Bishop gets twittery
SPEAKING of Abbott, we were pleased by the speed with which Julie Bishop reacted to our item yesterday about how the Opposition Leader, unlike his shafted predecessor, Malcolm Turnbull, wasn't in the select group she followed on Twitter. The Bish swiftly boosted her Twitter follow list by a whopping 100 per cent. That's right, she's now following a full dozen and, going by her list, the first person she added yesterday was one Tony Abbott. That said, "Bishop follows Abbott" does sound oddly like a chess manoeuvre.
Naughty and nice
AMONG the many services on Airservices Australia's website, there's a Santa '09 section you can click on that features a "Have you been naughty or nice?" assessor. All you have to do is enter your name, click and hope.
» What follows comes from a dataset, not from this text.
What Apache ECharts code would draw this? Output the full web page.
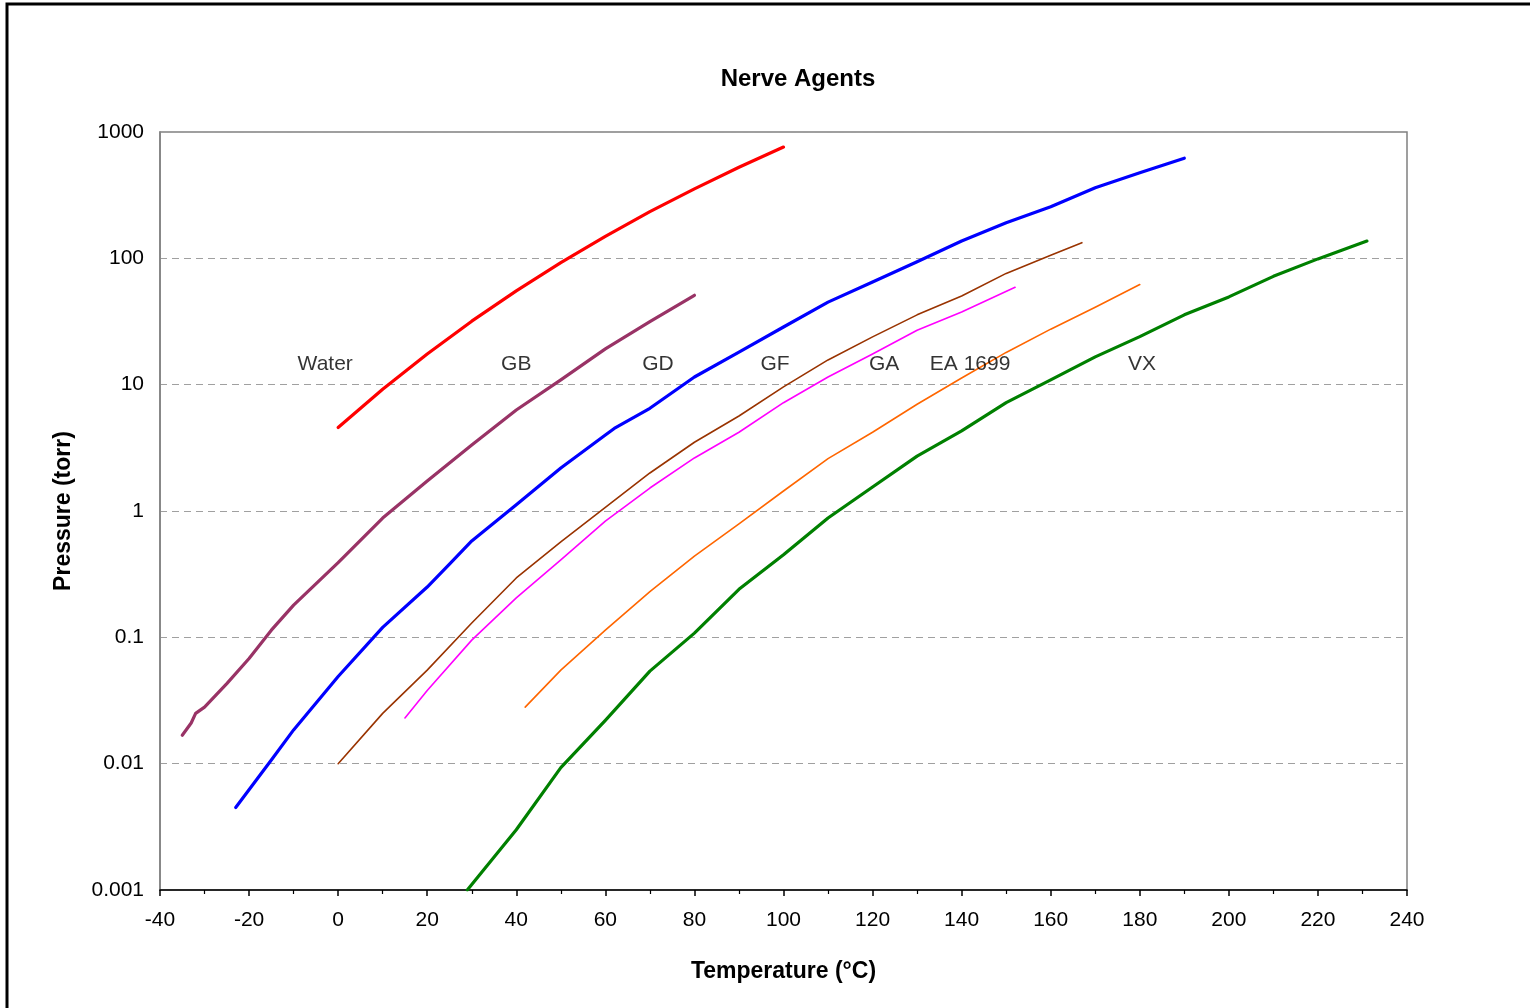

Was this going to be spookily accurate, we wondered, or just a bland everyone-is-a-winner sort of affair where everyone is in Santa Claus's good books? Wishing to test its accuracy, Strewth pretended for a moment to be Tiger Woods: "Oh dear, Tiger, you're on the naughty list." So far, so good. Jumping to the extreme end of the bad scale, we tried Joseph Stalin and got the same result. So for a proper test, we entered Julie Bishop's name -- only because we had her in mind -- and it reckons she's been naughty, too. Airservices Australia, incidentally, is a government-owned corporation.
Village of spammed
IT'S amazing no lives were lost in the avalanche of spam (a spamalanche?) from the federal Department of Health and Ageing yesterday when an email accidentally got sent to everyone on its mailing list. Yes, it caused a few problems -- privacy was breached, would-be spammers were handed a vast ready-made contact list, inboxes overflowed as hundreds of the spammed opted to hit "reply all" -- but it wasn't all bad. The responses started normally with a growing stream of "This email wasn't meant for me" messages, followed by plaintive cries, such as "Omigod everyone stop replying to this email!!!!" Some tried to have sympathy for the originator of the cock-up, albeit in a barbed way: "You sound like a very normal person for someone who lives in Canberra . . . Incidentally, how did you come to have my email? Do you have a file on me?" Then something almost magical happened as that vast mass of unintended recipients morphed into a virtual community -- a village of the spammed -- as people began chatting with their "neighbours", comparing holiday plans, trying to flog second-hand cars and even suggesting a reunion this time next year. But given that the original email was a request for the transcript of a radio program about the rising suicide rate among young men, our favourite reply was this: "Sorry, as an aged-care facility manager I do not have a lot of exposure to this subject. "
Flogging Fairfax
CHRISTMAS may not have come early, but the weekend certainly did for Fairfax broadsheets The Age and The Sydney Morning Herald. Despite yesterday rather notably being Friday, they started flogging their "special editions", which is newspaper-ese for flogging largely the same pile of weekend content for three days in a row. We're sure they won't be using it to do anything tricky with their weekend circulation figures. Cough.
Red shifts
IS it time to start keeping a closer eye on Julia Gillard and her fellow bloodnuts? This tweet yesterday from Lateline host and noted ranga Leigh Sales: "In our pre-interview banter last night, the Deputy PM & I wondered if anyone would notice if she hosted Lateline & I showed up at cabinet." Surely worth a whirl?